*Problem to work on*
Count every line that has "matplotlib" in it and give the total, nothing more.

+===+

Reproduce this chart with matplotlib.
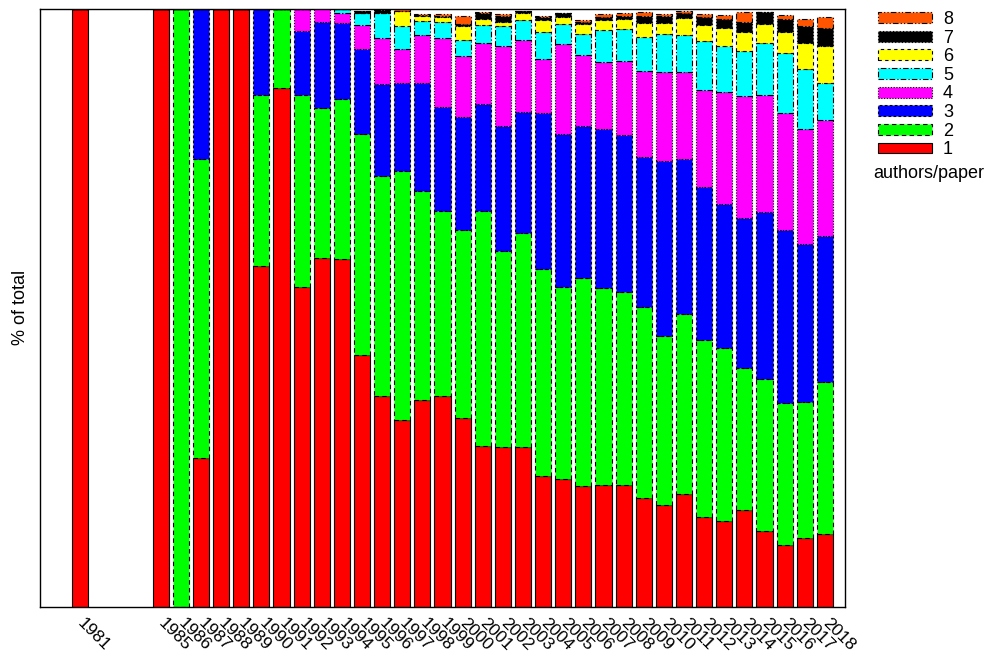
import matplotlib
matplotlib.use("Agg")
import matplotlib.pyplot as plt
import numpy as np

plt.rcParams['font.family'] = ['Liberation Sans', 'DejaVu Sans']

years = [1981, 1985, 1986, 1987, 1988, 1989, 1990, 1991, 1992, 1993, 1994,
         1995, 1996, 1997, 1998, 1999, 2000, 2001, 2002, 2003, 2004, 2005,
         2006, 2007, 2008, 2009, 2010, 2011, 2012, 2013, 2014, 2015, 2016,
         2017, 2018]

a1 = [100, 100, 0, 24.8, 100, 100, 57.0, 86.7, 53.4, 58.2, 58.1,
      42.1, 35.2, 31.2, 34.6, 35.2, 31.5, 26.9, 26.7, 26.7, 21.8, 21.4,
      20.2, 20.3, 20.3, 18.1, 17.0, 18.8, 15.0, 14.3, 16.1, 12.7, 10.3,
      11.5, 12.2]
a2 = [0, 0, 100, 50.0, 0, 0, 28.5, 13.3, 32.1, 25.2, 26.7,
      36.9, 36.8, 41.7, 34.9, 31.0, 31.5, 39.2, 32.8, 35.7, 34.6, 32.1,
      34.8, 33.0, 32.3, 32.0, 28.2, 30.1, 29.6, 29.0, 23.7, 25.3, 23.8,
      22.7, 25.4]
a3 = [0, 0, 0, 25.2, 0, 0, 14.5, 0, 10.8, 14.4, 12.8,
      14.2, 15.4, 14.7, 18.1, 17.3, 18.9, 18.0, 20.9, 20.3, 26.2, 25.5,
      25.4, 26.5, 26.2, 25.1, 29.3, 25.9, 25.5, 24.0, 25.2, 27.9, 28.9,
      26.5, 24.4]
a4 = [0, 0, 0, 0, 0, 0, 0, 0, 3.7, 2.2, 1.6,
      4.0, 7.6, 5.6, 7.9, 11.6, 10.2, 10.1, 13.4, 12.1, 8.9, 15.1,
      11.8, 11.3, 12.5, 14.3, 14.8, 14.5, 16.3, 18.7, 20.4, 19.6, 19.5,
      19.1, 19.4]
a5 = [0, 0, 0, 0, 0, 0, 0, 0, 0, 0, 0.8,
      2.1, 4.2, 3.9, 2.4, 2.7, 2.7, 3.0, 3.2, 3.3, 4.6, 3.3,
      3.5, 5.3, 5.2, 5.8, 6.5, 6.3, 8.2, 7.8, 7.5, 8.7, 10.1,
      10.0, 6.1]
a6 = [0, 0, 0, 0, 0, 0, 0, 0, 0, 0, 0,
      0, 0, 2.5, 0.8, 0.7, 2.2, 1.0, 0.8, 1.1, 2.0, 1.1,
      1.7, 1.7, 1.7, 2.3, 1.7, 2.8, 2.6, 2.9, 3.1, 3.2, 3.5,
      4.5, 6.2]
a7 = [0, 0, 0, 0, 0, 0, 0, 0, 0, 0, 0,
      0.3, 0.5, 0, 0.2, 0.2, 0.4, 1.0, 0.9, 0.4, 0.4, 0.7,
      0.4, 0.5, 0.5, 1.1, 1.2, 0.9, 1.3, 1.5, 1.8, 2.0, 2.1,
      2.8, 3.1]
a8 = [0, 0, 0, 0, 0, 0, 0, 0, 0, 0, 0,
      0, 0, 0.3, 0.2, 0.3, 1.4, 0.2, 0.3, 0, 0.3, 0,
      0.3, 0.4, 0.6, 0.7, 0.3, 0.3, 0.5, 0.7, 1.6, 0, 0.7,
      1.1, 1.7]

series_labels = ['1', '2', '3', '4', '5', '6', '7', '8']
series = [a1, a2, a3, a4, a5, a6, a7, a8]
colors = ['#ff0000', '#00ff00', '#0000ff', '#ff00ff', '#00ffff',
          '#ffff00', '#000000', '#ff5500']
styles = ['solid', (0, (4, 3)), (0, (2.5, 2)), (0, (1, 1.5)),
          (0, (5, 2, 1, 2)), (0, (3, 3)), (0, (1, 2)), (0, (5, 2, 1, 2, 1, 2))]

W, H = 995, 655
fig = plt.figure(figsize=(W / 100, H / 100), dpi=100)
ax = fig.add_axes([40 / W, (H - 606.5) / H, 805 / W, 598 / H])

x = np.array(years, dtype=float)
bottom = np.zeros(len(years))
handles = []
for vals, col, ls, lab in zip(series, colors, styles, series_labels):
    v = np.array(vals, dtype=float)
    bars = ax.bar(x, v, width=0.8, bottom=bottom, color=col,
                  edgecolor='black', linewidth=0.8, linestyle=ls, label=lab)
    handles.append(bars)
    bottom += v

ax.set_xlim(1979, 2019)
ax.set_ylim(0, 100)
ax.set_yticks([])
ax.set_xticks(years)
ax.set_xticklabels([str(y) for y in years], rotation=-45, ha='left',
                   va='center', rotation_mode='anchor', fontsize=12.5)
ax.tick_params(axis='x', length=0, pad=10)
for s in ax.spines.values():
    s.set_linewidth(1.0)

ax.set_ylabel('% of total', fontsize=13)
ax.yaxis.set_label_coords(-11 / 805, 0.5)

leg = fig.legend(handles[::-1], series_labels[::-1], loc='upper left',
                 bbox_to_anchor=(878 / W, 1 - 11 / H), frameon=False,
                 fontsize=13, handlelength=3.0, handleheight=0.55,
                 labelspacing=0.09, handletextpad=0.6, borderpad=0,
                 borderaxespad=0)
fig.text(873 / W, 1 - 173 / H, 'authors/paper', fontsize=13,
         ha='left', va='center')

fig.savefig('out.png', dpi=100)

+===+

*Result for this exercise*
4